### Exercise aim
Skip every image and restate the data word for word.

### Material
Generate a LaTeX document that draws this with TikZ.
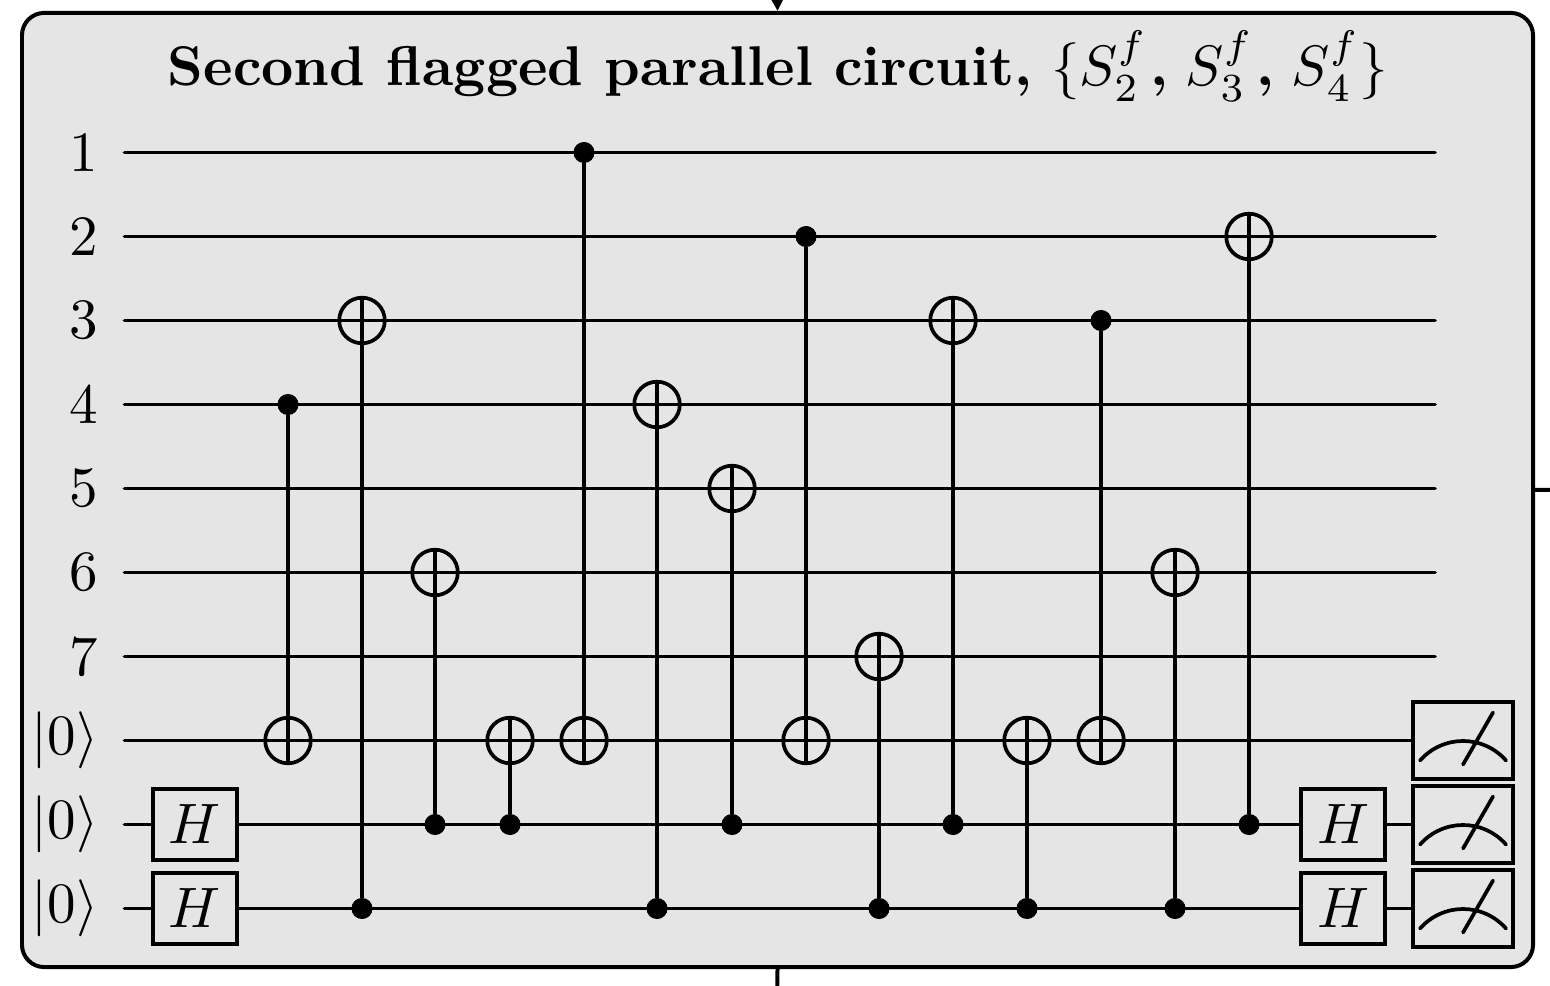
\documentclass[tikz,border=0pt]{standalone}
\usepackage{xcolor}
\usepackage{tikz}
\usetikzlibrary{arrows.meta, positioning, calc}

\begin{document}
\begin{tikzpicture}[
    x=0.17545pt, y=-0.17545pt,
    panel/.style={draw, line width=0.7pt, rounded corners=3.9pt, fill=black!10, minimum width=265.1pt, minimum height=167.4pt, inner sep=0pt},
    wire/.style={line width=0.65pt, line cap=round},
    hgate/.style={draw, line width=0.7pt, fill=black!10, minimum width=14.8pt, minimum height=12.4pt, inner sep=0pt},
    meter/.style={draw, line width=0.7pt, fill=black!10, minimum width=17.7pt, minimum height=13.6pt, inner sep=0pt},
    ctrl/.style={circle, fill=black, minimum size=3.7pt, inner sep=0pt, outer sep=0pt},
    targ/.style={circle, draw, line width=0.65pt, minimum size=8pt, inner sep=0pt, outer sep=0pt},
    lbl/.style={anchor=east, inner sep=0pt},
    arr/.style={-{Triangle[length=3pt, width=3pt]}, line width=0.6pt},
]
\useasboundingbox (0,0) rectangle (1550,986);

% Outer panel and its stubs
\node[panel] (box) at (777.5,490) {};
\coordinate (topin) at (777,-12);
\coordinate (botout) at (777,1000);
\coordinate (rightout) at (1565,489.5);
\draw[arr] (topin) -- (box.north);
\draw[line width=0.7pt] (box.south) -- (botout);
\draw[line width=0.7pt] (box.east) -- (rightout);

\node[anchor=base, inner sep=0pt] (title) at (778,86) {\fontsize{9.82pt}{12pt}\selectfont\textbf{Second flagged parallel circuit,} $\{S_2^f\mskip1mu\textbf{,}\mskip5.5mu S_3^f\mskip1mu\textbf{,}\mskip5.5mu S_4^f\}$};

% Qubit wires
\foreach \n/\y/\lab in {1/152.5/1, 2/236.5/2, 3/320.5/3, 4/404.5/4, 5/488.5/5, 6/572.5/6, 7/656.5/7, 8/740.5/$|0\rangle$, 9/824.5/$|0\rangle$, 10/908.5/$|0\rangle$} {
    \node[lbl] (q\n) at (99.5,\y) {\lab};
    \coordinate (s\n) at (124.5,\y);
    \coordinate (e\n) at (1435,\y);
}
\foreach \n in {1,...,7} \draw[wire] (s\n) -- (e\n);

% Measured wires
\foreach \n/\y in {8/740.5, 9/824.5, 10/908.5} {
    \coordinate (m\n) at (1463,\y);
    \draw[wire] (s\n) -- (m\n);
    \node[meter] (meas\n) at (m\n) {};
    \draw[wire] ($(meas\n.center)+(-43,20)$) .. controls ($(meas\n.center)+(-20,-6)$) and ($(meas\n.center)+(20,-6)$) .. ($(meas\n.center)+(43,20)$);
    \draw[wire] ($(meas\n.center)+(0,24)$) -- ($(meas\n.center)+(30,-28)$);
}

% Hadamards
\foreach \n/\y in {9/824.5, 10/908.5} {
    \node[hgate] (hl\n) at (195,\y) {$H$};
    \node[hgate] (hr\n) at (1343,\y) {$H$};
}

% CNOTs: x, control wire, target wire, far side of target
\foreach \x/\c/\t/\far in {288/404.5/740.5/south, 362/908.5/320.5/north, 435/824.5/572.5/north, 510/824.5/740.5/north, 584/152.5/740.5/south, 657/908.5/404.5/north, 732/824.5/488.5/north, 806/236.5/740.5/south, 879/908.5/656.5/north, 953/824.5/320.5/north, 1027/908.5/740.5/north, 1101/320.5/740.5/south, 1175/908.5/572.5/north, 1249/824.5/236.5/north} {
    \node[ctrl] (c\x) at (\x,\c) {};
    \node[targ] (t\x) at (\x,\t) {};
    \draw[line width=0.65pt] (c\x) -- (t\x.\far);
}
\end{tikzpicture}
\end{document}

### Final result
Generate a LaTeX document that draws this with TikZ.
\documentclass[tikz,border=0pt]{standalone}
\usepackage{xcolor}
\usepackage{tikz}
\usetikzlibrary{arrows.meta, positioning, calc}

\begin{document}
\begin{tikzpicture}[
    x=0.17545pt, y=-0.17545pt,
    panel/.style={draw, line width=0.7pt, rounded corners=3.9pt, fill=black!10, minimum width=265.1pt, minimum height=167.4pt, inner sep=0pt},
    wire/.style={line width=0.65pt, line cap=round},
    hgate/.style={draw, line width=0.7pt, fill=black!10, minimum width=14.8pt, minimum height=12.4pt, inner sep=0pt},
    meter/.style={draw, line width=0.7pt, fill=black!10, minimum width=17.7pt, minimum height=13.6pt, inner sep=0pt},
    ctrl/.style={circle, fill=black, minimum size=3.7pt, inner sep=0pt, outer sep=0pt},
    targ/.style={circle, draw, line width=0.65pt, minimum size=8pt, inner sep=0pt, outer sep=0pt},
    lbl/.style={anchor=east, inner sep=0pt},
    arr/.style={-{Triangle[length=3pt, width=3pt]}, line width=0.6pt},
]
\useasboundingbox (0,0) rectangle (1550,986);

% Outer panel and its stubs
\node[panel] (box) at (777.5,490) {};
\coordinate (topin) at (777,-12);
\coordinate (botout) at (777,1000);
\coordinate (rightout) at (1565,489.5);
\draw[arr] (topin) -- (box.north);
\draw[line width=0.7pt] (box.south) -- (botout);
\draw[line width=0.7pt] (box.east) -- (rightout);

\node[anchor=base, inner sep=0pt] (title) at (778,86) {\fontsize{9.82pt}{12pt}\selectfont\textbf{Second flagged parallel circuit,} $\{S_2^f\mskip1mu\textbf{,}\mskip5.5mu S_3^f\mskip1mu\textbf{,}\mskip5.5mu S_4^f\}$};

% Qubit wires
\foreach \n/\y/\lab in {1/152.5/1, 2/236.5/2, 3/320.5/3, 4/404.5/4, 5/488.5/5, 6/572.5/6, 7/656.5/7, 8/740.5/$|0\rangle$, 9/824.5/$|0\rangle$, 10/908.5/$|0\rangle$} {
    \node[lbl] (q\n) at (99.5,\y) {\lab};
    \coordinate (s\n) at (124.5,\y);
    \coordinate (e\n) at (1435,\y);
}
\foreach \n in {1,...,7} \draw[wire] (s\n) -- (e\n);

% Measured wires
\foreach \n/\y in {8/740.5, 9/824.5, 10/908.5} {
    \coordinate (m\n) at (1463,\y);
    \draw[wire] (s\n) -- (m\n);
    \node[meter] (meas\n) at (m\n) {};
    \draw[wire] ($(meas\n.center)+(-43,20)$) .. controls ($(meas\n.center)+(-20,-6)$) and ($(meas\n.center)+(20,-6)$) .. ($(meas\n.center)+(43,20)$);
    \draw[wire] ($(meas\n.center)+(0,24)$) -- ($(meas\n.center)+(30,-28)$);
}

% Hadamards
\foreach \n/\y in {9/824.5, 10/908.5} {
    \node[hgate] (hl\n) at (195,\y) {$H$};
    \node[hgate] (hr\n) at (1343,\y) {$H$};
}

% CNOTs: x, control wire, target wire, far side of target
\foreach \x/\c/\t/\far in {288/404.5/740.5/south, 362/908.5/320.5/north, 435/824.5/572.5/north, 510/824.5/740.5/north, 584/152.5/740.5/south, 657/908.5/404.5/north, 732/824.5/488.5/north, 806/236.5/740.5/south, 879/908.5/656.5/north, 953/824.5/320.5/north, 1027/908.5/740.5/north, 1101/320.5/740.5/south, 1175/908.5/572.5/north, 1249/824.5/236.5/north} {
    \node[ctrl] (c\x) at (\x,\c) {};
    \node[targ] (t\x) at (\x,\t) {};
    \draw[line width=0.65pt] (c\x) -- (t\x.\far);
}
\end{tikzpicture}
\end{document}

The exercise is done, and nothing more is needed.